Space science missions (as well as, today, more and more large ground-based research facilities) are often collaborative enterprises among different partners, with partnerships involving ESA, NASA, and JAXA common, and partnerships involving other space-faring entities (such as Chinese, Indian, South Korean and other agencies) less common. Cooperation among scientists is widespread, and scientific papers based on results from space science missions with authors from many different countries are by now commonplace (if not the norm).
The forum will issue, based on the experience and expertise of its participants, recommendations addressed to scientists involved, or planning to be involved in missions with cooperative components, with the goal, among others, of advancing science by fostering a common language among scientists wishing to engage in future collaborations.
The reasons for cooperation in space science missions are many, ranging from the idea being born within a pre-existing scientific collaboration, to the desire to build a more performant mission by pooling resources, to the wish to cover a broader set of science topics by implementing more missions. The reasons for fostering collaboration can be different for the scientists and for the space agencies, with the latter often having more political reasons, either at agency or at government level. These may include the projection of soft power created by inviting junior partners to one’s flagship missions.
Cooperation brings, in addition to many advantages, also significant challenges with it. These include the managerial challenges created by the additional interfaces, the ones created by the need to work across different cultures (and, more trivially, time zones), as well as the questions of which partner is leading, who is taking the risk of one of the partners failing to deliver, etc.
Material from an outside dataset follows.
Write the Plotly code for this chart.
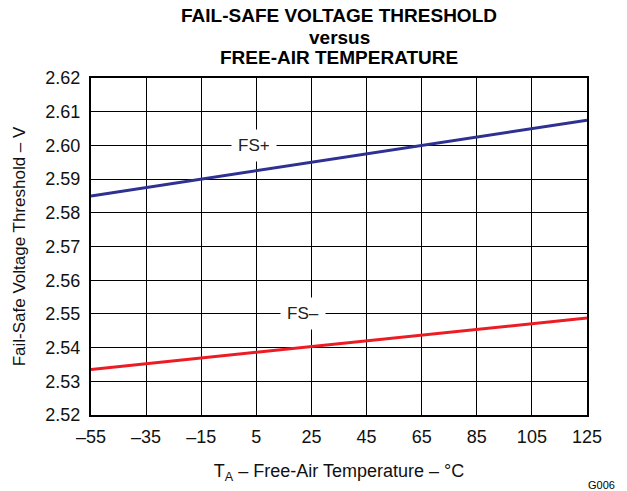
import plotly.graph_objects as go

temps = [-55, -35, -15, 5, 25, 45, 65, 85, 105, 125]
fs_plus = [2.5850, 2.5875, 2.5900, 2.5925, 2.5950, 2.5975, 2.6000, 2.6025, 2.6050, 2.6075]
fs_minus = [2.5335, 2.5352, 2.5369, 2.5386, 2.5403, 2.5420, 2.5437, 2.5454, 2.5471, 2.5488]
x_ticks = [-55, -35, -15, 5, 25, 45, 65, 85, 105, 125]
x_ticktext = ["–55", "–35", "–15", "5", "25", "45", "65", "85", "105", "125"]
y_ticks = [2.52, 2.53, 2.54, 2.55, 2.56, 2.57, 2.58, 2.59, 2.60, 2.61, 2.62]
y_ticktext = ["2.52", "2.53", "2.54", "2.55", "2.56", "2.57", "2.58", "2.59", "2.60", "2.61", "2.62"]

FONT = "Liberation Sans, Arial, sans-serif"
W, H = 627, 491
L, R, T, B = 91, 587, 78, 415

def py(ypx):
    return (B - ypx) / (B - T)

def px(xpx):
    return (xpx - L) / (R - L)

fig = go.Figure()
fig.add_trace(go.Scatter(x=temps, y=fs_plus, mode="lines", line=dict(color="#2e3192", width=3), showlegend=False))
fig.add_trace(go.Scatter(x=temps, y=fs_minus, mode="lines", line=dict(color="#ed1c24", width=3), showlegend=False))

fig.add_annotation(x=4, y=2.60, text="FS+", showarrow=False, bgcolor="white",
                   font=dict(family=FONT, size=17, color="#222"), borderpad=6, xref="x", yref="y")
fig.add_annotation(x=22, y=2.55, text="FS–", showarrow=False, bgcolor="white",
                   font=dict(family=FONT, size=17, color="#222"), borderpad=6, xref="x", yref="y")

title_lines = [("FAIL-SAFE VOLTAGE THRESHOLD", 15), ("versus", 37.5), ("FREE-AIR TEMPERATURE", 57.5)]
for txt, ypx in title_lines:
    fig.add_annotation(x=0.5, xref="paper", y=py(ypx), yref="paper", yanchor="middle",
                       text="<b>%s</b>" % txt, showarrow=False,
                       font=dict(family=FONT, size=19, color="black"))

fig.add_annotation(x=px(617), xref="paper", y=py(485), yref="paper",
                   xanchor="right", yanchor="middle", text="G006", showarrow=False,
                   font=dict(family=FONT, size=11, color="black"))

fig.update_layout(
    width=W, height=H,
    margin=dict(l=L, r=W - R, t=T, b=H - B, pad=0),
    plot_bgcolor="white", paper_bgcolor="white",
    font=dict(family=FONT, size=17, color="black"),
    xaxis=dict(range=[-55, 125], tickvals=x_ticks, ticktext=x_ticktext, showgrid=True,
               gridcolor="black", gridwidth=1, zeroline=False, showline=True, linecolor="black",
               linewidth=2, mirror=True, ticks="", tickfont=dict(size=18, color="#111"),
               ticklabelstandoff=4,
               title=dict(text="T<sub>A</sub> – Free-Air Temperature – °C", font=dict(size=18, color="#111"), standoff=19)),
    yaxis=dict(range=[2.52, 2.62], tickvals=y_ticks, ticktext=y_ticktext, showgrid=True,
               gridcolor="black", gridwidth=1, zeroline=False, showline=True, linecolor="black",
               linewidth=2, mirror=True, ticks="", tickfont=dict(size=18, color="#111"),
               ticklabelstandoff=5,
               title=dict(text="Fail-Safe Voltage Threshold – V", font=dict(size=17, color="#111"), standoff=15)),
)
fig.write_html("out.html", post_script="document.body.style.margin='0px';",
               config={"displayModeBar": False})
While these issues may be less acute when one partner is leading at a significant level (so that the contributions of the junior partners are not enabling) they can become very significant when partners have comparable shares.
The different roles of Principal Investigators in the different space agencies adds complexity to the issue, so that issues of governance often affect the approach to collaboration. Some scientific communities may be not interested to cooperate on given missions for reasons, e.g., of national prestige, or because, having sufficient resources to implement a given mission on their own, they may not be interested in taking onboard the risks and complexity added by partnership. More broadly, scientific excellence thrives also through competition, which may not make cooperation always the best solution.
Finally, the space ecosystem is changing fast, so that the approaches and rules that were the norm ten or twenty years ago may today be no longer applicable, and new, different approaches may have to be sought.
Goal of the ISSI Forum
Scientists often present proposals for missions in response to opportunities open by space agencies that show that scientists and agencies have a different understanding of the reasons, and “rules” of collaboration in space science missions.
The goal of the Forum is to put together a number of scientists with experience in space science missions with a broad diversity of backgrounds (scientific, cultural, etc.), to discuss the pros and cons of different approach to collaboration, to compare the view from space agencies and from scientific players, to discuss experiences and case studies, and to distill some guidelines based on experience and insight by the Forum participants.The questions to which the Forum should try to give an answer include:
- When is collaboration in a space science mission desirable and why?
- When is collaboration perhaps not desirable and why?
- Which collaboration schemes have been/can be successful?
- Which schemes have failed and why?
- How should scientists foster collaboration?
- What are the obstacles to international collaboration?
- What are the costs (financial and of other type) of international collaboration?
- What are the most frequent mistakes and misjudgments made and how can they be avoided?
Space science missions are implemented under the responsibility of space agencies, who hold the funding and the decision authority, including on collaboration. The goal of the forum is to address scientists, hoping to inform their approach to possible collaborations for the future (and present). The forum will not issue recommendation to the agencies (that are sovereign entities), although hopefully agency officials may find something of interest in them.